In the following figure, I am showing an example of NVIDIA Tensor Core TN layout MMA instruction SM80_16x8x16_F16F16F16F16_TN, which performs a matrix multiplication of an input matrix $A$ of shape $(16, 16)$ in row-major layout and an input matrix $B$ of shape $(16, 8)$ in column-major layout, resulting in an output matrix $C$ of shape $(16, 8)$ in column-major layout.

Typically, the data is stored in shared memory before being loaded into registers for the MMA instruction. We could see that multiple low-bitwidth values along the $K$ dimension, stored as row-major for matrix $A$ and column-major for matrix $B$, can be loaded into one 32-bit register by each thread in the warp (via the ldmatrix instruction). The shared memory bank conflicts are usually eliminated by swizzling the data in shared memory before loading them into registers.

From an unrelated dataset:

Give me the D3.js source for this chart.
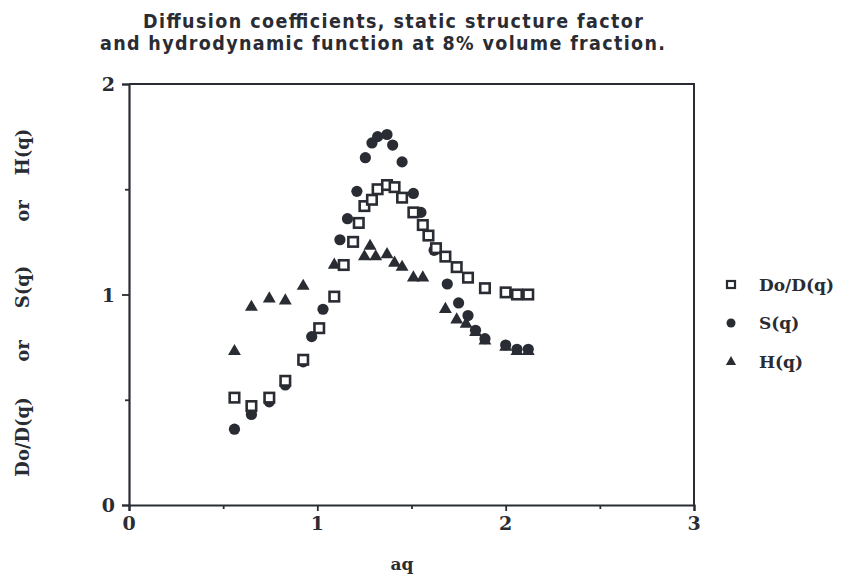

Implementing Non-TN Layout GEMM Using NVIDIA Tensor Core TN Layout MMA Instructions

The next question is, given there are no non-TN layout MMA instructions on most NVIDIA GPU architectures, how could we implement NT, NN, and TT layout GEMM solutions? Will it still be efficient?

Suppose we want to implement an NN layout GEMM solution using NVIDIA Tensor Core TN layout MMA instructions. This means the input matrix $A$ has to be transposed conceptually from column-major to row-major layout. We could think of two possible ways to achieve this:

Physically transpose the input matrix $A$ from column-major to row-major layout in shared memory before loading it into registers for the MMA instruction. This is typically done when loading data from global memory to shared memory.
Logically transpose the input matrix $A$ by swapping the thread mapping and the value mapping when loading data from shared memory to registers for the MMA instruction. This is typically done when loading data from shared memory to registers.

The first approach is relatively straightforward and it is MMA-instruction agnostic. However, it may introduce additional overhead due to shared memory conflicts. With proper techniques to avoid shared memory bank conflicts, such as swizzling, the overhead could be minimized to almost zero for most GEMM problems.

The second approach is relatively MMA-instruction dependent. Taking the TN layout MMA instruction SM80_16x8x16_F16F16F16F16_TN as an example, the thread $T0$ has to load two FP16 values from the logical coordinates $(0, 0)$ and $(0, 1)$ of matrix $A$ in row-major layout. If the matrix $A$ is stored in column-major layout, the two FP16 values are actually located at the physical coordinates $(0, 0)$ and $(1, 0)$. There are utility functions to help loading data from shared memory to registers with logical transposition, such as the ldmatrix instruction and its transposed version.

Conclusions

In this article, we discussed why TN layout is the most optimized layout for GEMM problems across different hardware architectures. We also explored how NVIDIA Tensor Core MMA instructions are designed specifically for TN layout and how non-TN layout GEMM solutions can be implemented efficiently using these TN layout MMA instructions. Because of this, NVIDIA does not have to support all four layouts for MMA instructions on GPU.